The management attributes the growth to their international business that rose to 12.8 percent up from 8.3 percent the previous year.
Total assets went up by 14 percent from Sh490.34billion to Sh558billion while net loans and advances went up 22 percent to Sh346 billion from Sh284 billion recorded same period previous year.
Customer deposits stand at Sh424.4 billion a 12 percent rise from Sh377 billion in recorded in 2014.
“Overall, the business navigated through difficult times especially in Kenya during the second half of the year as well as Burundi and South Sudan.
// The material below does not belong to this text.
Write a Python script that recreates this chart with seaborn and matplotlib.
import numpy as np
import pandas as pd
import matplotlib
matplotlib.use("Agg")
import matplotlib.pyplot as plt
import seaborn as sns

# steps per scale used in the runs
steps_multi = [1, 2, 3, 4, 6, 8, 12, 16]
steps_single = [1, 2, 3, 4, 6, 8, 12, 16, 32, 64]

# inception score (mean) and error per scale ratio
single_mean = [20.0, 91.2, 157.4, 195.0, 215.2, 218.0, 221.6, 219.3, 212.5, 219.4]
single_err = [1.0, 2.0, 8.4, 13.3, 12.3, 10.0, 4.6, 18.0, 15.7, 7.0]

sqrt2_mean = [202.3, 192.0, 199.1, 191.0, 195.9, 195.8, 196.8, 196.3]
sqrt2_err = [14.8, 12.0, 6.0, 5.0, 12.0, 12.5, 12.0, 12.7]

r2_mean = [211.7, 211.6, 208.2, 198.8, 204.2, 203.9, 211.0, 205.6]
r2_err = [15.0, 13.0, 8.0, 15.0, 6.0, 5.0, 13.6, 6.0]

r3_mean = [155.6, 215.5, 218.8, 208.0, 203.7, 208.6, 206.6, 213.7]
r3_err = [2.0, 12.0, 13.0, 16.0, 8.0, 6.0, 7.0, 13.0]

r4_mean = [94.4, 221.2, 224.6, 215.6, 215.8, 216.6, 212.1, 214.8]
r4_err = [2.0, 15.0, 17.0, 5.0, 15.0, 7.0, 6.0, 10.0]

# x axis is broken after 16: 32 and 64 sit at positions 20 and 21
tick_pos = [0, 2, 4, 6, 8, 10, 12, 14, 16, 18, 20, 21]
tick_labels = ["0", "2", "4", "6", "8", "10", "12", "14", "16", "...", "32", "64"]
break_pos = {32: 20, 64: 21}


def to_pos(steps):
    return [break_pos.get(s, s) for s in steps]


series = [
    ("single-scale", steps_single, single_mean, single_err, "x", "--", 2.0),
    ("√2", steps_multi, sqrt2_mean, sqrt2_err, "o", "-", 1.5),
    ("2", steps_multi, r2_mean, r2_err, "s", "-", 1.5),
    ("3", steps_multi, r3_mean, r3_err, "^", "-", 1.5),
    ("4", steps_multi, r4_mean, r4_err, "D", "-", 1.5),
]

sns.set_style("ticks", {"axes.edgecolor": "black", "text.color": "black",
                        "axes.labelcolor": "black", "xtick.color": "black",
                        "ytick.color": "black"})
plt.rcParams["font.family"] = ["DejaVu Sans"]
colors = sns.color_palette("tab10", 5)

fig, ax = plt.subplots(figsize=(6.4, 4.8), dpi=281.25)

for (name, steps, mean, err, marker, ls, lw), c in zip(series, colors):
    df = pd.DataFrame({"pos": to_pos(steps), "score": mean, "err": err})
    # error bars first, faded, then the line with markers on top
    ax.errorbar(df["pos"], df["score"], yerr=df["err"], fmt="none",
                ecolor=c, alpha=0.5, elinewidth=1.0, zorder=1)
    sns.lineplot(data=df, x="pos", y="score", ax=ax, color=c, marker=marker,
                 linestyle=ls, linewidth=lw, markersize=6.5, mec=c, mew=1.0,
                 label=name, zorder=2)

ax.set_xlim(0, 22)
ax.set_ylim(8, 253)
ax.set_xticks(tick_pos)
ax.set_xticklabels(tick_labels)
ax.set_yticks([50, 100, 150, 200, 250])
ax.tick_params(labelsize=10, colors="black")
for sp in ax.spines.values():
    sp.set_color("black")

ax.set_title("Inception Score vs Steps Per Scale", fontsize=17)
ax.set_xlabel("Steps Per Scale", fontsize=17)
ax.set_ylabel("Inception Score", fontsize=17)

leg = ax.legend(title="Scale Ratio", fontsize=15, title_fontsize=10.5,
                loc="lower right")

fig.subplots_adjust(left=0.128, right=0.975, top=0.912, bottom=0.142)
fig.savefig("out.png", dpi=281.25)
Our multiple market presence helped balance off the pressures and push up the Group’s earnings,” said KCB Group Chairman Ngeny Biwott.
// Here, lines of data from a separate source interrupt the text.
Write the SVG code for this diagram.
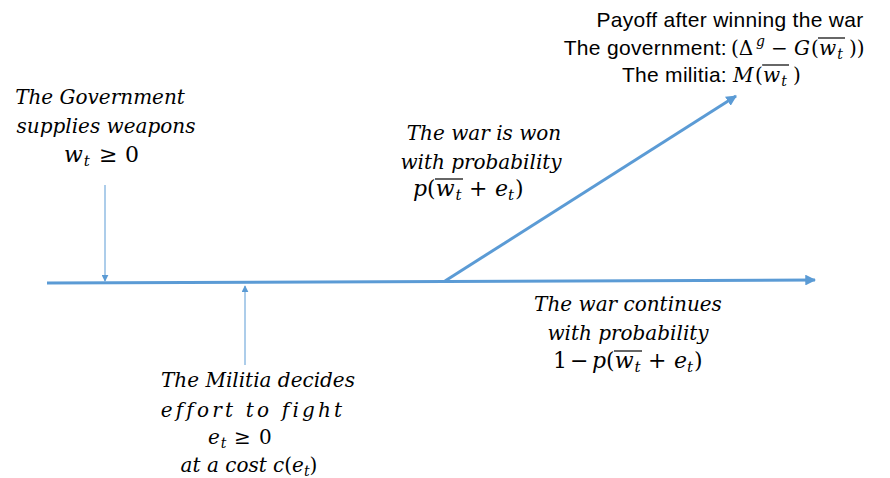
<svg xmlns="http://www.w3.org/2000/svg" width="890" height="478" viewBox="0 0 890 478">
<style>
.m{font-family:"DejaVu Serif","Liberation Serif",serif;font-style:italic;font-size:20px;fill:#000}
.x{font-size:22px}
.u{font-style:normal}
.sb{font-size:14px}
.sc{font-size:15px}
.s{font-family:"Liberation Sans",Arial,sans-serif;font-size:21px;letter-spacing:0.3px;fill:#000}
.ln{stroke:#5B9BD5;fill:none}
.ov{stroke:#000;stroke-width:1.2}
</style>
<defs>
<marker id="big" viewBox="0 0 10 10" refX="9" refY="5" markerWidth="3.6" markerHeight="3.6" orient="auto" markerUnits="strokeWidth">
<path d="M0,0 L10,5 L0,10 z" fill="#5B9BD5"/>
</marker>
<marker id="small" viewBox="0 0 10 10" refX="9" refY="5" markerWidth="7" markerHeight="7" orient="auto" markerUnits="strokeWidth">
<path d="M0,0 L10,5 L0,10 z" fill="#5B9BD5"/>
</marker>
</defs>
<g id="connectors">
<line class="ln" x1="47" y1="283" x2="815" y2="280" stroke-width="3" marker-end="url(#big)"/>
<line class="ln" x1="445" y1="281" x2="736" y2="96" stroke-width="3" marker-end="url(#big)"/>
<line class="ln" x1="105" y1="185" x2="105" y2="281" stroke-width="1" marker-end="url(#small)"/>
<line class="ln" x1="245" y1="365" x2="245" y2="286" stroke-width="1" marker-end="url(#small)"/>
</g>
<g id="payoff">
<text class="s" x="730" y="27" text-anchor="middle">Payoff after winning the war</text>
<text class="s" x="727" y="55" text-anchor="end">The government:</text>
<text class="m" y="55" font-size="21"><tspan class="u" x="731">(Δ</tspan><tspan class="sb" x="756" y="46">g</tspan><tspan class="u" x="771" y="55">−</tspan><tspan x="794">G</tspan><tspan class="u" x="811">(</tspan><tspan x="819">w</tspan><tspan class="sb" dx="1" dy="4">t</tspan><tspan class="u" x="849" y="55">))</tspan></text>
<line class="ov" x1="818" y1="38" x2="845" y2="38"/>
<text class="s" x="727" y="82" text-anchor="end">The militia:</text>
<text class="m" y="82" font-size="21"><tspan x="733">M</tspan><tspan class="u" x="755">(</tspan><tspan x="763">w</tspan><tspan class="sb" dx="1" dy="4">t</tspan><tspan class="u" x="793" y="82">)</tspan></text>
<line class="ov" x1="762" y1="65" x2="789" y2="65"/>
</g>
<g id="government">
<text class="m" x="100" y="104" text-anchor="middle">The Government</text>
<text class="m" x="106" y="133" text-anchor="middle">supplies weapons</text>
<text class="m x" y="162"><tspan x="64">w</tspan><tspan class="sc" dx="1" dy="4">t</tspan><tspan class="u" x="99" y="162">≥</tspan><tspan class="u" x="125">0</tspan></text>
</g>
<g id="won">
<text class="m" x="484" y="140" text-anchor="middle">The war is won</text>
<text class="m" x="481" y="169" text-anchor="middle">with probability</text>
<text class="m x" y="196"><tspan x="413">p</tspan><tspan class="u">(</tspan><tspan>w</tspan><tspan class="sc" dx="1" dy="4">t</tspan><tspan class="u" x="469" y="196">+</tspan><tspan x="495">e</tspan><tspan class="sc" dy="4">t</tspan><tspan class="u" dy="-4" dx="1">)</tspan></text>
<line class="ov" x1="435" y1="179" x2="463" y2="179"/>
</g>
<g id="continues">
<text class="m" x="628" y="311" text-anchor="middle">The war continues</text>
<text class="m" x="628" y="340" text-anchor="middle">with probability</text>
<text class="m x" y="368"><tspan class="u" x="553">1</tspan><tspan class="u" x="570">−</tspan><tspan x="592">p</tspan><tspan class="u">(</tspan><tspan>w</tspan><tspan class="sc" dx="1" dy="4">t</tspan><tspan class="u" x="648" y="368">+</tspan><tspan x="674">e</tspan><tspan class="sc" dy="4">t</tspan><tspan class="u" dy="-4" dx="1">)</tspan></text>
<line class="ov" x1="614" y1="351" x2="642" y2="351"/>
</g>
<g id="militia">
<text class="m" x="258" y="387" text-anchor="middle">The Militia decides</text>
<text class="m" x="253" y="417" text-anchor="middle" letter-spacing="3.2">effort to fight</text>
<text class="m" y="444" font-size="21"><tspan x="208">e</tspan><tspan class="sb" dx="1" dy="4">t</tspan><tspan class="u" x="234" y="444">≥</tspan><tspan class="u" x="259">0</tspan></text>
<text class="m" x="249" y="472" text-anchor="middle">at a cost c<tspan class="u">(</tspan>e<tspan class="sb" dy="4">t</tspan><tspan class="u" dy="-4">)</tspan></text>
</g>
</svg>
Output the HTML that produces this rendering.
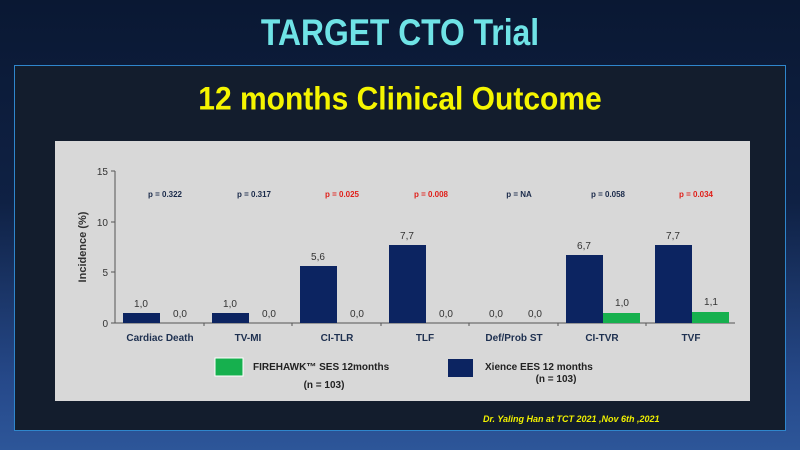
<!DOCTYPE html>
<html><head><meta charset="utf-8"><style>
body{margin:0;width:800px;height:450px;overflow:hidden;background:linear-gradient(180deg,#0a1833 0%,#0f2144 45%,#26498a 85%,#2d5699 100%);font-family:"Liberation Sans",sans-serif;position:relative}
.t{position:absolute;left:0;width:800px;text-align:center}
</style></head><body>
<div class="t" style="top:12px;font-size:37px;font-weight:bold;color:#6fe3e6;transform:scaleX(0.86)">TARGET CTO Trial</div>
<div style="position:absolute;left:14px;top:65px;width:770px;height:364px;background:#131d2d;border:1.5px solid #2f86cc"></div>
<div class="t" style="top:83px;font-size:30px;font-weight:bold;color:#f5f500;transform:scaleY(1.08)">12 months Clinical Outcome</div>
<div style="position:absolute;left:55px;top:141px;width:695px;height:260px;background:#d8d8d8"></div>
<svg style="position:absolute;left:0;top:0" width="800" height="450" font-family="Liberation Sans,sans-serif">
<g stroke="#555" stroke-width="1">
<line x1="115" y1="171" x2="115" y2="323"/><line x1="115" y1="323" x2="735" y2="323"/>
<line x1="111" y1="171" x2="115" y2="171"/><line x1="111" y1="222" x2="115" y2="222"/><line x1="111" y1="272" x2="115" y2="272"/><line x1="111" y1="323" x2="115" y2="323"/>
<line x1="204" y1="323" x2="204" y2="326"/><line x1="292" y1="323" x2="292" y2="326"/><line x1="381" y1="323" x2="381" y2="326"/><line x1="469" y1="323" x2="469" y2="326"/><line x1="558" y1="323" x2="558" y2="326"/><line x1="646" y1="323" x2="646" y2="326"/>
</g>
<g font-size="10" fill="#333" text-anchor="end"><text x="108" y="175">15</text><text x="108" y="226">10</text><text x="108" y="276">5</text><text x="108" y="327">0</text></g>
<text transform="translate(86,247) rotate(-90)" text-anchor="middle" font-size="11" font-weight="bold" fill="#333">Incidence (%)</text>
<g fill="#0c2461">
<rect x="123" y="313" width="37" height="10"/><rect x="212" y="313" width="37" height="10"/><rect x="300" y="266" width="37" height="57"/><rect x="389" y="245" width="37" height="78"/><rect x="566" y="255" width="37" height="68"/><rect x="655" y="245" width="37" height="78"/>
</g>
<g fill="#16b04e"><rect x="603" y="313" width="37" height="10"/><rect x="692" y="312" width="37" height="11"/></g>
<g font-size="10" fill="#333" text-anchor="middle">
<text x="141" y="307">1,0</text><text x="180" y="317">0,0</text>
<text x="230" y="307">1,0</text><text x="269" y="317">0,0</text>
<text x="318" y="260">5,6</text><text x="357" y="317">0,0</text>
<text x="407" y="239">7,7</text><text x="446" y="317">0,0</text>
<text x="496" y="317">0,0</text><text x="535" y="317">0,0</text>
<text x="584" y="249">6,7</text><text x="622" y="306">1,0</text>
<text x="673" y="239">7,7</text><text x="711" y="305">1,1</text>
</g>
<g font-size="8" font-weight="bold" text-anchor="middle">
<text x="165" y="197" fill="#1a2a4a">p = 0.322</text><text x="254" y="197" fill="#1a2a4a">p = 0.317</text>
<text x="342" y="197" fill="#e0201a">p = 0.025</text><text x="431" y="197" fill="#e0201a">p = 0.008</text>
<text x="519" y="197" fill="#1a2a4a">p = NA</text><text x="608" y="197" fill="#1a2a4a">p = 0.058</text>
<text x="696" y="197" fill="#e0201a">p = 0.034</text>
</g>
<g font-size="10" font-weight="bold" fill="#1e3050" text-anchor="middle">
<text x="160" y="341">Cardiac Death</text><text x="248" y="341">TV-MI</text><text x="337" y="341">CI-TLR</text><text x="425" y="341">TLF</text><text x="514" y="341">Def/Prob ST</text><text x="602" y="341">CI-TVR</text><text x="691" y="341">TVF</text>
</g>
<rect x="215" y="358" width="28" height="18" fill="#16b04e" stroke="#fff" stroke-width="1"/>
<rect x="448" y="359" width="25" height="18" fill="#0c2461"/>
<g font-size="10" font-weight="bold" fill="#222">
<text x="253" y="370">FIREHAWK™ SES  12months</text><text x="324" y="388" text-anchor="middle">(n = 103)</text>
<text x="485" y="370">Xience  EES 12 months</text><text x="556" y="382" text-anchor="middle">(n = 103)</text>
</g>
<text x="483" y="422" font-size="9" font-weight="bold" font-style="italic" fill="#f0f000">Dr. Yaling Han at TCT 2021 ,Nov 6th ,2021</text>
</svg>
</body></html>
Shareholders’ funds went up 7 percent to Sh81 billion in the period under review.
Going forward the firm plans to focus on improving operational efficiencies and deepening digital payments.
The firm has surpassed the 10 million customer mark even as it sets up a Representative Office in Ethiopia to deepen the regional presence.
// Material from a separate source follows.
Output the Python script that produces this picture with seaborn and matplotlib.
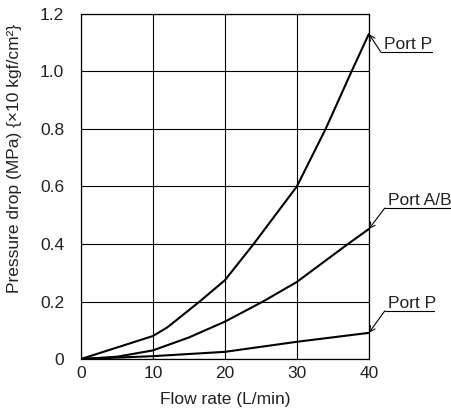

“We have continually made deliberate investments and focus on building a business around diversification, prudent cost management, a robust IT system while remaining synonymous with excellence in customer experience at all service points across the Group,” said KCB Group CEO Joshua Oigara.
During the period under review, the Bank handled Sh31 billion in agency transactions up from Sh14 billion in 2014.
At least 21.6 million transactions were handled through mobile phones, compared to 10.9 million the previous year.
Agency transactions hit 7.5 million from 3.2 million in 2014 representing 134 percent rise.
With a plan to be present in at least 10 markets by 2020, KCB is eyeing entry into Somalia, Mozambique and the Democratic Republic of Congo among other countries.
KCB is in seven countries including Kenya, Uganda, Tanzania, Rwanda, Burundi, South Sudan and recently opened Ethiopia representative office.